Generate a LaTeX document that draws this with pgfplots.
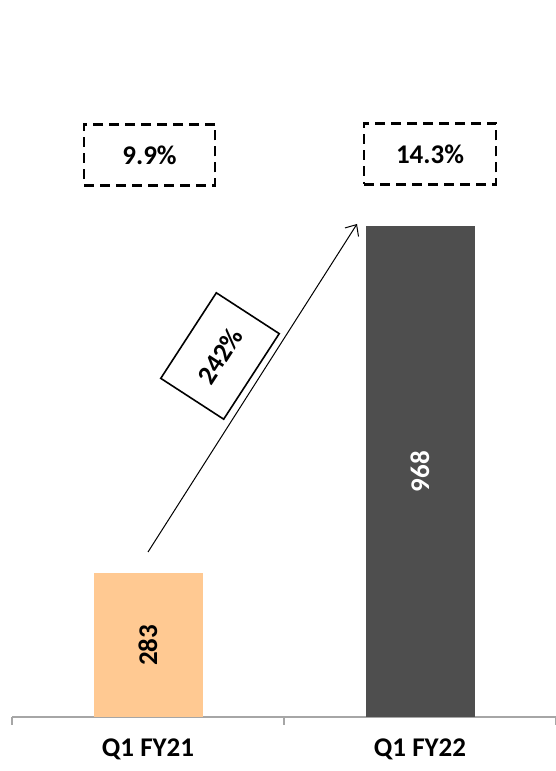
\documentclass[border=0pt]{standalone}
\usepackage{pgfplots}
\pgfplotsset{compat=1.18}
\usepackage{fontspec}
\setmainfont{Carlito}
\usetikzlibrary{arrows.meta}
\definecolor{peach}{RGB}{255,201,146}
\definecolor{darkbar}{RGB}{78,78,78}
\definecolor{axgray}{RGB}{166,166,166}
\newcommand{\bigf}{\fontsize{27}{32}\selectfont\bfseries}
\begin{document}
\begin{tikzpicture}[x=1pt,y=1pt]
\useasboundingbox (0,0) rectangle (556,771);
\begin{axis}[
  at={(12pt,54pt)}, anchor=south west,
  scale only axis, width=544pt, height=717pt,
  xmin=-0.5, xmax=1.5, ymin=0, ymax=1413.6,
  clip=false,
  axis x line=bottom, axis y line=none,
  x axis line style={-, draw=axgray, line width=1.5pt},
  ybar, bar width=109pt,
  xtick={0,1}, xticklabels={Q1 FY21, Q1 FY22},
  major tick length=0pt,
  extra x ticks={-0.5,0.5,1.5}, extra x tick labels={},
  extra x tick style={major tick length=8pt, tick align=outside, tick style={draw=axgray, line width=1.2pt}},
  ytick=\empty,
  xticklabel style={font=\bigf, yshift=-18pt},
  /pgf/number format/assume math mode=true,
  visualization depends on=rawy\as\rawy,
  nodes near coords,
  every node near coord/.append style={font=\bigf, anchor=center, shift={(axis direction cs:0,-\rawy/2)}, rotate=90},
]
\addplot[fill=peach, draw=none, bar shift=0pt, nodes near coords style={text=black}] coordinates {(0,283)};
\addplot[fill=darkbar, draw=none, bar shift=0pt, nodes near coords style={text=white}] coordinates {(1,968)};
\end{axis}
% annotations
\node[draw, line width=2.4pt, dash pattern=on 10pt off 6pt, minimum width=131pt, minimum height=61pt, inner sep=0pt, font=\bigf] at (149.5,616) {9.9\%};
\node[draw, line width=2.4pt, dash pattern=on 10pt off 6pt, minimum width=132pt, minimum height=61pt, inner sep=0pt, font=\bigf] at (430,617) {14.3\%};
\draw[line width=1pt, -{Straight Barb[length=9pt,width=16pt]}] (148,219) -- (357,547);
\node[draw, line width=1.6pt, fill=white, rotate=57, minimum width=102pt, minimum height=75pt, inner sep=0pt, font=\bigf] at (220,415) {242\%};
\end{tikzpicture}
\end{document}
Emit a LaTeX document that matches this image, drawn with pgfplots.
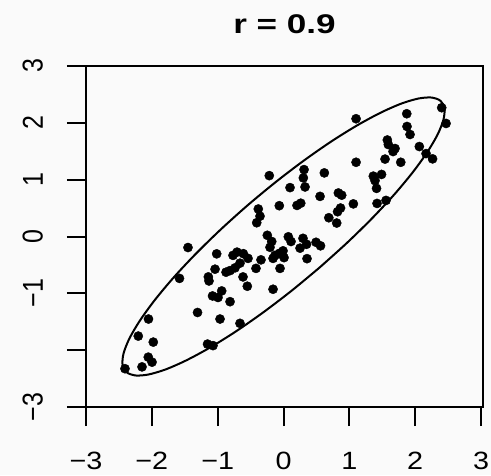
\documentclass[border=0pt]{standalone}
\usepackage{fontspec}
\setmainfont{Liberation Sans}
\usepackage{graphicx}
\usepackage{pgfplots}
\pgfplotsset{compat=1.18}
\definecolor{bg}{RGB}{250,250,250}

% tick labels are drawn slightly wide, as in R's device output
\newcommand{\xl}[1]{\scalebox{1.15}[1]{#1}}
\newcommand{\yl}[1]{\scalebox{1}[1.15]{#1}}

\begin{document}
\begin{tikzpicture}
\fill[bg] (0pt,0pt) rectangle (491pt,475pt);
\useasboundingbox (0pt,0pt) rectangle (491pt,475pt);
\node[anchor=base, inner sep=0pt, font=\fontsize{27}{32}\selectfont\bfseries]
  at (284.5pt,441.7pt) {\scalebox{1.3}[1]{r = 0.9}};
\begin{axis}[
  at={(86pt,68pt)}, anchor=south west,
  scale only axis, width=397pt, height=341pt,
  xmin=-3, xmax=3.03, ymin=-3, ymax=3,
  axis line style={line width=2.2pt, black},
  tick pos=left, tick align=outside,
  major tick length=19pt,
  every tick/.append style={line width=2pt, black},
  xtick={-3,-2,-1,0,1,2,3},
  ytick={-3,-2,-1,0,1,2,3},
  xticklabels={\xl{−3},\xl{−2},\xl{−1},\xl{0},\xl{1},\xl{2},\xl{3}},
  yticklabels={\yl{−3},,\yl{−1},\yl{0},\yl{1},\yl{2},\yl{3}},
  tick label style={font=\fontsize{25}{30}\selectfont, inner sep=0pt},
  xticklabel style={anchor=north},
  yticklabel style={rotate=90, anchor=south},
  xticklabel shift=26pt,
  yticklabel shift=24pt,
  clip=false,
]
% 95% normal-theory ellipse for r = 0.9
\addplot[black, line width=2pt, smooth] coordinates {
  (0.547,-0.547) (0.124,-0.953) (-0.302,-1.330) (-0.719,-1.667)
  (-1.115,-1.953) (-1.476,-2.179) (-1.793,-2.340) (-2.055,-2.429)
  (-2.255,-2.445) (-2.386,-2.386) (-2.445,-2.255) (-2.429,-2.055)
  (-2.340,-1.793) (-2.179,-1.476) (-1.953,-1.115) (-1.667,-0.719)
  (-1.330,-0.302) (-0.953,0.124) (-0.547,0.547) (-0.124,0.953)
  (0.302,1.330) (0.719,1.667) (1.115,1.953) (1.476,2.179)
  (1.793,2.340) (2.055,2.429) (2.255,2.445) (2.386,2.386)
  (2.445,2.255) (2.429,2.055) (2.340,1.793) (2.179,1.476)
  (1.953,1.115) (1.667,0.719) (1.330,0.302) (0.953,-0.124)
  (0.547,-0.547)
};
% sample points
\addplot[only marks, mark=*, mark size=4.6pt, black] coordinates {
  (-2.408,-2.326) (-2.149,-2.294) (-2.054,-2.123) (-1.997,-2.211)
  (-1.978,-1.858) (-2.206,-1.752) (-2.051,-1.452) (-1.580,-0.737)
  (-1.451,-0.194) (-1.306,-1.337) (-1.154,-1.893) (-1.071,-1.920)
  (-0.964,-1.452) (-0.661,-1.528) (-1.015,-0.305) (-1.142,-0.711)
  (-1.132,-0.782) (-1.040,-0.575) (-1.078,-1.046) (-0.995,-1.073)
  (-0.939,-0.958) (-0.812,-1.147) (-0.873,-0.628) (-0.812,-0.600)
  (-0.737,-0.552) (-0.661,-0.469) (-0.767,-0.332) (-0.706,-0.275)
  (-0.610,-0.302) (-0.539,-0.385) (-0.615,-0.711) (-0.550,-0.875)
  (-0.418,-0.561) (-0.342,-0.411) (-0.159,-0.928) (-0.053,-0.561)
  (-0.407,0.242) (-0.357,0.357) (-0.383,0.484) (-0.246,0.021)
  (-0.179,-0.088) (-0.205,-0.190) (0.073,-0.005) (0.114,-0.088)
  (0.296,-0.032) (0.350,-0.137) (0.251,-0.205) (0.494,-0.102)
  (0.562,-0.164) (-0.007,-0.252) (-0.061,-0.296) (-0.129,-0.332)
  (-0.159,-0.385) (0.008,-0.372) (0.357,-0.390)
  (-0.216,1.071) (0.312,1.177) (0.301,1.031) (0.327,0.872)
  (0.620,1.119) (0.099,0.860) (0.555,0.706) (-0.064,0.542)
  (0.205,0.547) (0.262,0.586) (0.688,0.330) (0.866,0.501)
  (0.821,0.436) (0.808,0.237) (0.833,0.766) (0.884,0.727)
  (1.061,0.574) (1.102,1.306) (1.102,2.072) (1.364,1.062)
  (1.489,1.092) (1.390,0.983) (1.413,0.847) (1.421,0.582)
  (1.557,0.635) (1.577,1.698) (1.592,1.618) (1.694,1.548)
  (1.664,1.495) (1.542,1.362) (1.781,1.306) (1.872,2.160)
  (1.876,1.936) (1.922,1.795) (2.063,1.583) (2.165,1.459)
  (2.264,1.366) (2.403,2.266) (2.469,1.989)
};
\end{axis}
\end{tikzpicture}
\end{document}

────────────────────

● **Brief**: Print each entry shown above with exact wording and no pictures.

● **Correct answer**:
Generate a LaTeX document that draws this with pgfplots.
\documentclass[border=0pt]{standalone}
\usepackage{pgfplots}
\pgfplotsset{compat=1.18}
\usepackage{fontspec}
\setmainfont{Carlito}
\usetikzlibrary{arrows.meta}
\definecolor{peach}{RGB}{255,201,146}
\definecolor{darkbar}{RGB}{78,78,78}
\definecolor{axgray}{RGB}{166,166,166}
\newcommand{\bigf}{\fontsize{27}{32}\selectfont\bfseries}
\begin{document}
\begin{tikzpicture}[x=1pt,y=1pt]
\useasboundingbox (0,0) rectangle (556,771);
\begin{axis}[
  at={(12pt,54pt)}, anchor=south west,
  scale only axis, width=544pt, height=717pt,
  xmin=-0.5, xmax=1.5, ymin=0, ymax=1413.6,
  clip=false,
  axis x line=bottom, axis y line=none,
  x axis line style={-, draw=axgray, line width=1.5pt},
  ybar, bar width=109pt,
  xtick={0,1}, xticklabels={Q1 FY21, Q1 FY22},
  major tick length=0pt,
  extra x ticks={-0.5,0.5,1.5}, extra x tick labels={},
  extra x tick style={major tick length=8pt, tick align=outside, tick style={draw=axgray, line width=1.2pt}},
  ytick=\empty,
  xticklabel style={font=\bigf, yshift=-18pt},
  /pgf/number format/assume math mode=true,
  visualization depends on=rawy\as\rawy,
  nodes near coords,
  every node near coord/.append style={font=\bigf, anchor=center, shift={(axis direction cs:0,-\rawy/2)}, rotate=90},
]
\addplot[fill=peach, draw=none, bar shift=0pt, nodes near coords style={text=black}] coordinates {(0,283)};
\addplot[fill=darkbar, draw=none, bar shift=0pt, nodes near coords style={text=white}] coordinates {(1,968)};
\end{axis}
% annotations
\node[draw, line width=2.4pt, dash pattern=on 10pt off 6pt, minimum width=131pt, minimum height=61pt, inner sep=0pt, font=\bigf] at (149.5,616) {9.9\%};
\node[draw, line width=2.4pt, dash pattern=on 10pt off 6pt, minimum width=132pt, minimum height=61pt, inner sep=0pt, font=\bigf] at (430,617) {14.3\%};
\draw[line width=1pt, -{Straight Barb[length=9pt,width=16pt]}] (148,219) -- (357,547);
\node[draw, line width=1.6pt, fill=white, rotate=57, minimum width=102pt, minimum height=75pt, inner sep=0pt, font=\bigf] at (220,415) {242\%};
\end{tikzpicture}
\end{document}
Emit a LaTeX document that matches this image, drawn with pgfplots.
\documentclass[border=0pt]{standalone}
\usepackage{fontspec}
\setmainfont{Liberation Sans}
\usepackage{graphicx}
\usepackage{pgfplots}
\pgfplotsset{compat=1.18}
\definecolor{bg}{RGB}{250,250,250}

% tick labels are drawn slightly wide, as in R's device output
\newcommand{\xl}[1]{\scalebox{1.15}[1]{#1}}
\newcommand{\yl}[1]{\scalebox{1}[1.15]{#1}}

\begin{document}
\begin{tikzpicture}
\fill[bg] (0pt,0pt) rectangle (491pt,475pt);
\useasboundingbox (0pt,0pt) rectangle (491pt,475pt);
\node[anchor=base, inner sep=0pt, font=\fontsize{27}{32}\selectfont\bfseries]
  at (284.5pt,441.7pt) {\scalebox{1.3}[1]{r = 0.9}};
\begin{axis}[
  at={(86pt,68pt)}, anchor=south west,
  scale only axis, width=397pt, height=341pt,
  xmin=-3, xmax=3.03, ymin=-3, ymax=3,
  axis line style={line width=2.2pt, black},
  tick pos=left, tick align=outside,
  major tick length=19pt,
  every tick/.append style={line width=2pt, black},
  xtick={-3,-2,-1,0,1,2,3},
  ytick={-3,-2,-1,0,1,2,3},
  xticklabels={\xl{−3},\xl{−2},\xl{−1},\xl{0},\xl{1},\xl{2},\xl{3}},
  yticklabels={\yl{−3},,\yl{−1},\yl{0},\yl{1},\yl{2},\yl{3}},
  tick label style={font=\fontsize{25}{30}\selectfont, inner sep=0pt},
  xticklabel style={anchor=north},
  yticklabel style={rotate=90, anchor=south},
  xticklabel shift=26pt,
  yticklabel shift=24pt,
  clip=false,
]
% 95% normal-theory ellipse for r = 0.9
\addplot[black, line width=2pt, smooth] coordinates {
  (0.547,-0.547) (0.124,-0.953) (-0.302,-1.330) (-0.719,-1.667)
  (-1.115,-1.953) (-1.476,-2.179) (-1.793,-2.340) (-2.055,-2.429)
  (-2.255,-2.445) (-2.386,-2.386) (-2.445,-2.255) (-2.429,-2.055)
  (-2.340,-1.793) (-2.179,-1.476) (-1.953,-1.115) (-1.667,-0.719)
  (-1.330,-0.302) (-0.953,0.124) (-0.547,0.547) (-0.124,0.953)
  (0.302,1.330) (0.719,1.667) (1.115,1.953) (1.476,2.179)
  (1.793,2.340) (2.055,2.429) (2.255,2.445) (2.386,2.386)
  (2.445,2.255) (2.429,2.055) (2.340,1.793) (2.179,1.476)
  (1.953,1.115) (1.667,0.719) (1.330,0.302) (0.953,-0.124)
  (0.547,-0.547)
};
% sample points
\addplot[only marks, mark=*, mark size=4.6pt, black] coordinates {
  (-2.408,-2.326) (-2.149,-2.294) (-2.054,-2.123) (-1.997,-2.211)
  (-1.978,-1.858) (-2.206,-1.752) (-2.051,-1.452) (-1.580,-0.737)
  (-1.451,-0.194) (-1.306,-1.337) (-1.154,-1.893) (-1.071,-1.920)
  (-0.964,-1.452) (-0.661,-1.528) (-1.015,-0.305) (-1.142,-0.711)
  (-1.132,-0.782) (-1.040,-0.575) (-1.078,-1.046) (-0.995,-1.073)
  (-0.939,-0.958) (-0.812,-1.147) (-0.873,-0.628) (-0.812,-0.600)
  (-0.737,-0.552) (-0.661,-0.469) (-0.767,-0.332) (-0.706,-0.275)
  (-0.610,-0.302) (-0.539,-0.385) (-0.615,-0.711) (-0.550,-0.875)
  (-0.418,-0.561) (-0.342,-0.411) (-0.159,-0.928) (-0.053,-0.561)
  (-0.407,0.242) (-0.357,0.357) (-0.383,0.484) (-0.246,0.021)
  (-0.179,-0.088) (-0.205,-0.190) (0.073,-0.005) (0.114,-0.088)
  (0.296,-0.032) (0.350,-0.137) (0.251,-0.205) (0.494,-0.102)
  (0.562,-0.164) (-0.007,-0.252) (-0.061,-0.296) (-0.129,-0.332)
  (-0.159,-0.385) (0.008,-0.372) (0.357,-0.390)
  (-0.216,1.071) (0.312,1.177) (0.301,1.031) (0.327,0.872)
  (0.620,1.119) (0.099,0.860) (0.555,0.706) (-0.064,0.542)
  (0.205,0.547) (0.262,0.586) (0.688,0.330) (0.866,0.501)
  (0.821,0.436) (0.808,0.237) (0.833,0.766) (0.884,0.727)
  (1.061,0.574) (1.102,1.306) (1.102,2.072) (1.364,1.062)
  (1.489,1.092) (1.390,0.983) (1.413,0.847) (1.421,0.582)
  (1.557,0.635) (1.577,1.698) (1.592,1.618) (1.694,1.548)
  (1.664,1.495) (1.542,1.362) (1.781,1.306) (1.872,2.160)
  (1.876,1.936) (1.922,1.795) (2.063,1.583) (2.165,1.459)
  (2.264,1.366) (2.403,2.266) (2.469,1.989)
};
\end{axis}
\end{tikzpicture}
\end{document}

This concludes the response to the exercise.